= Robert McKay (lawyer) =

American legal academic

Robert B. McKay (August 11, 1919 – July 13, 1990) was a dean of New York University Law School, a former president of the New York City Bar Association, and the chair of McKay Commission, which investigated the 1971 Attica Prison riot.

==Early life and education==

McKay was born in Wichita, Kansas in 1919, and received his Bachelor of Arts degree from the University of Kansas in 1940, and his Juris Doctor from Yale Law School. McKay joined the United States Army three months before the attack on Pearl Harbor as a private, and served in the Philippines. He was discharged as a captain.

==Career==

From 1947 to 1950, McKay was a lawyer for the United States Department of Justice. From 1950 to 1953, he taught law at Emory University before joining the faculty of New York University in 1953. There, he became an expert on United States Constitutional Law and legislative reapportionment. He served as dean of the law school from 1967 to 1975.

In 1972, McKay led the McKay Commission, a panel charged with investigating the causes of the 1971 riot at Attica Correctional Facility in Attica, New York. The commission was critical of Governor Nelson A. Rockefeller for not visiting the prison before ordering an armed assault on the facility, and was also critical of state prison authorities for not having proper procedures in place to respond to riots. But after a whistle-blower revealed possible collusion involving Rockefeller, State Police, and state prosecutors to obstruct prosecution of the reckless use of deadly force and torture of inmates by law enforcement, McKay in 1976 urged Gov. Hugh Carey "'to stop the never-ending investigations.'"

From 1975 onwards, McKay worked primarily for the Aspen Institute, a well-known think tank.

==Civic involvement==

McKay served in a number of prominent positions in civic life, including chairman of the New York Civil Liberties Union, president of the Legal Aid Society, and chairman of the Citizens Union.

From 1984 to 1986, McKay served as president of the New York City Bar Association. In his work for the Bar, McKay was a strong proponent of requiring mandatory Continuing Legal Education for lawyers and mandatory pro bono work by practicing attorneys.
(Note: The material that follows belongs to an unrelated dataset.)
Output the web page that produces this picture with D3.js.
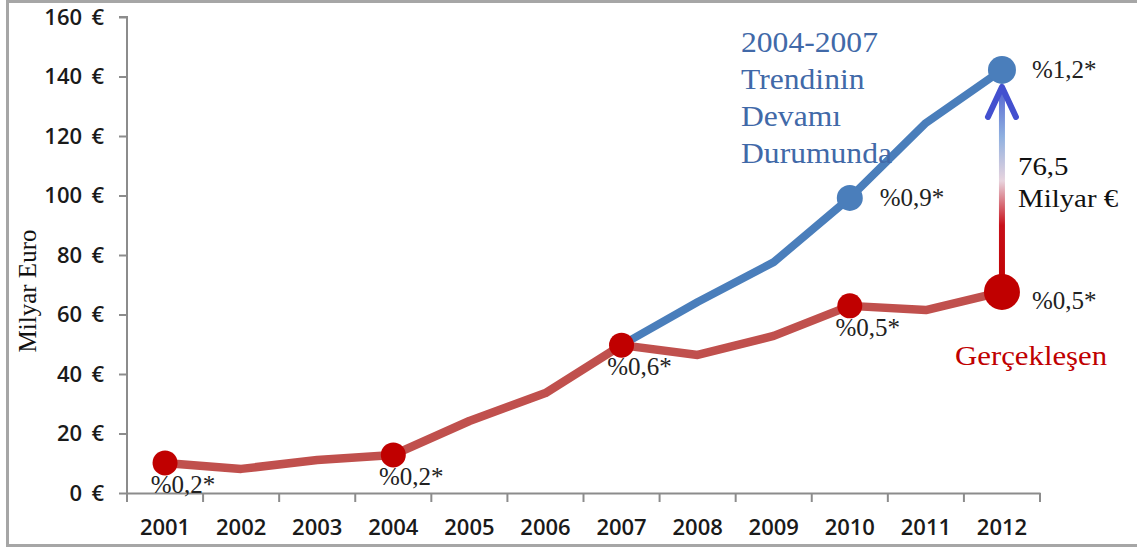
<!DOCTYPE html>
<html lang="tr">
<head>
<meta charset="utf-8">
<script src="https://d3js.org/d3.v7.min.js"></script>
<style type="text/css">
body {
  margin: 0;
  background-color: #ffffff;
}
.axis text {
  font: 600 22px "Open Sans", sans-serif;
  fill: #1a1a1a;
}
.axis line, .axis path {
  fill: none;
  stroke: #8c8c8c;
  stroke-width: 2px;
}
.serif {
  font-family: "Liberation Serif", "Times New Roman", serif;
}
</style>
</head>
<body>
<script type="text/javascript">

// chart data
var years = [2001, 2002, 2003, 2004, 2005, 2006, 2007, 2008, 2009, 2010, 2011, 2012];
var actual = [10.1, 8.1, 11.1, 12.8, 24.2, 33.6, 49.7, 46.4, 52.8, 62.9, 61.5, 67.6];
var trend = [null, null, null, null, null, null, 49.7, 64.2, 77.6, 99.2, 124.4, 142.2];
var yTicks = [0, 20, 40, 60, 80, 100, 120, 140, 160];

var actualMarkers = [2001, 2004, 2007, 2010, 2012];
var trendMarkers = [2010, 2012];

var actualLabels = [
  {year: 2001, text: "%0,2*", side: "below"},
  {year: 2004, text: "%0,2*", side: "below"},
  {year: 2007, text: "%0,6*", side: "below"},
  {year: 2010, text: "%0,5*", side: "below"},
  {year: 2012, text: "%0,5*", side: "right"}
];
var trendLabels = [
  {year: 2010, text: "%0,9*", side: "right"},
  {year: 2012, text: "%1,2*", side: "right"}
];

var trendTitle = ["2004-2007", "Trendinin", "Devamı", "Durumunda"];
var gapLabel = ["76,5", "Milyar €"];
var actualTitle = "Gerçekleşen";
var yTitle = "Milyar Euro";

var width = 1137;
var height = 549;
var margin = {left: 127, right: 97, top: 17, bottom: 56};

var svg = d3.select("body")
  .append("svg")
  .attr("width", width)
  .attr("height", height);

// outer frame
svg.append("rect")
  .attr("x", 7.5)
  .attr("y", 1.5)
  .attr("width", width + 10)
  .attr("height", 544)
  .style("fill", "none")
  .style("stroke", "#a6a6a6")
  .style("stroke-width", 3);

var x = d3.scaleBand()
  .domain(years)
  .range([margin.left, width - margin.right]);

var y = d3.scaleLinear()
  .domain([0, 160])
  .range([height - margin.bottom, margin.top]);

var cx = function(yr) { return x(yr) + x.bandwidth() / 2; };

// axes
var xAxis = svg.append("g")
  .attr("class", "axis")
  .attr("transform", "translate(0," + y(0) + ")")
  .call(d3.axisBottom(x).tickSize(0).tickPadding(26));

xAxis.selectAll(".tick-mark")
  .data(d3.range(years.length + 1))
  .enter()
  .append("line")
  .attr("x1", function(i) { return margin.left + i * x.bandwidth(); })
  .attr("x2", function(i) { return margin.left + i * x.bandwidth(); })
  .attr("y1", 0)
  .attr("y2", 9);

svg.append("g")
  .attr("class", "axis")
  .attr("transform", "translate(" + margin.left + ",0)")
  .call(d3.axisLeft(y).tickValues(yTicks).tickSize(8).tickPadding(15)
    .tickFormat(function(d) { return d + " \u2009€"; }))
  .call(function(g) { g.select(".domain").attr("d", "M-8," + y(160) + "H0V" + y(0)); });

// y title
svg.append("text")
  .attr("class", "serif")
  .attr("transform", "translate(36," + 291 + ") rotate(-90)")
  .attr("text-anchor", "middle")
  .style("font-size", "25px")
  .style("fill", "#111")
  .text(yTitle);

// lines
var line = d3.line()
  .defined(function(d) { return d.v != null; })
  .x(function(d) { return cx(d.year); })
  .y(function(d) { return y(d.v); });

var actualData = years.map(function(yr, i) { return {year: yr, v: actual[i]}; });
var trendData = years.map(function(yr, i) { return {year: yr, v: trend[i]}; });

svg.append("path")
  .datum(trendData)
  .attr("d", line)
  .style("fill", "none")
  .style("stroke", "#4a7ebb")
  .style("stroke-width", 8)
  .style("stroke-linejoin", "round");

svg.append("path")
  .datum(actualData)
  .attr("d", line)
  .style("fill", "none")
  .style("stroke", "#c0504d")
  .style("stroke-width", 8.5)
  .style("stroke-linejoin", "round");

// gap arrow
var defs = svg.append("defs");
var grad = defs.append("linearGradient")
  .attr("id", "gapGrad")
  .attr("gradientUnits", "userSpaceOnUse")
  .attr("x1", 0).attr("x2", 0)
  .attr("y1", y(actual[11])).attr("y2", y(trend[11]));
grad.append("stop").attr("offset", "0").attr("stop-color", "#c00000");
grad.append("stop").attr("offset", "0.3").attr("stop-color", "#c8101a");
grad.append("stop").attr("offset", "0.5").attr("stop-color", "#e8d4de");
grad.append("stop").attr("offset", "0.7").attr("stop-color", "#8fb0e0");
grad.append("stop").attr("offset", "1").attr("stop-color", "#3f48cc");

var ax = cx(2012);
var aTop = y(trend[11]) + 17;
svg.append("line")
  .attr("x1", ax).attr("x2", ax)
  .attr("y1", y(actual[11])).attr("y2", aTop + 2)
  .style("stroke", "url(#gapGrad)")
  .style("stroke-width", 6);
svg.append("path")
  .attr("d", "M" + (ax - 14) + "," + (aTop + 30) + "L" + ax + "," + aTop + "L" + (ax + 14) + "," + (aTop + 30))
  .style("fill", "none")
  .style("stroke", "#4350cf")
  .style("stroke-width", 6)
  .style("stroke-linecap", "round")
  .style("stroke-linejoin", "round");

// markers
svg.selectAll(".trend-dot")
  .data(trendMarkers)
  .enter()
  .append("circle")
  .attr("cx", function(d) { return cx(d); })
  .attr("cy", function(d) { return y(trend[years.indexOf(d)]); })
  .attr("r", function(d) { return d === 2012 ? 14 : 13; })
  .style("fill", "#4a7ebb");

svg.selectAll(".actual-dot")
  .data(actualMarkers)
  .enter()
  .append("circle")
  .attr("cx", function(d) { return cx(d); })
  .attr("cy", function(d) { return y(actual[years.indexOf(d)]); })
  .attr("r", function(d) { return d === 2012 ? 18 : 12.5; })
  .style("fill", "#c00000");

// point labels
function drawLabels(list, values) {
  svg.selectAll(null)
    .data(list)
    .enter()
    .append("text")
    .attr("class", "serif")
    .attr("x", function(d) { return cx(d.year) + (d.side === "below" ? 18 : 30); })
    .attr("y", function(d) {
      var v = y(values[years.indexOf(d.year)]);
      if (d.side === "below") return v + 30;
      return v + (d.year === 2012 && values === actual ? 17 : 8);
    })
    .attr("text-anchor", function(d) { return d.side === "below" ? "middle" : "start"; })
    .style("font-size", "25px")
    .style("fill", "#222")
    .text(function(d) { return d.text; });
}
drawLabels(actualLabels, actual);
drawLabels(trendLabels, trend);

// annotations (serif text drawn slightly wide, as in the source)
svg.append("text")
  .attr("class", "serif")
  .attr("transform", "translate(741,52) scale(1.09,1)")
  .style("font-size", "29px")
  .style("fill", "#4169a8")
  .selectAll("tspan")
  .data(trendTitle)
  .enter()
  .append("tspan")
  .attr("x", 0)
  .attr("y", function(d, i) { return i * 37; })
  .text(function(d) { return d; });

svg.append("text")
  .attr("class", "serif")
  .attr("transform", "translate(1018,175) scale(1.11,1)")
  .style("font-size", "26px")
  .style("fill", "#111")
  .selectAll("tspan")
  .data(gapLabel)
  .enter()
  .append("tspan")
  .attr("x", 0)
  .attr("y", function(d, i) { return i * 32; })
  .text(function(d) { return d; });

svg.append("text")
  .attr("class", "serif")
  .attr("transform", "translate(955,365) scale(1.1,1)")
  .style("font-size", "28px")
  .style("fill", "#c00000")
  .text(actualTitle);

</script>
</body>
</html>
He was the recipient of numerous awards, including the William Nelson Cromwell Medal of the New York County Lawyers Association in 1973, the Justice Award of the American Judicature Society in 1986, the Gold Medal of the Bar Association of the City of New York in 1987, and the Servant of Justice Award of the Legal Aid Society in March.

==Death==
McKay died of a heart attack in Reno, Nevada on July 13, 1990. He had been scheduled to address the National Judicial College there the following day.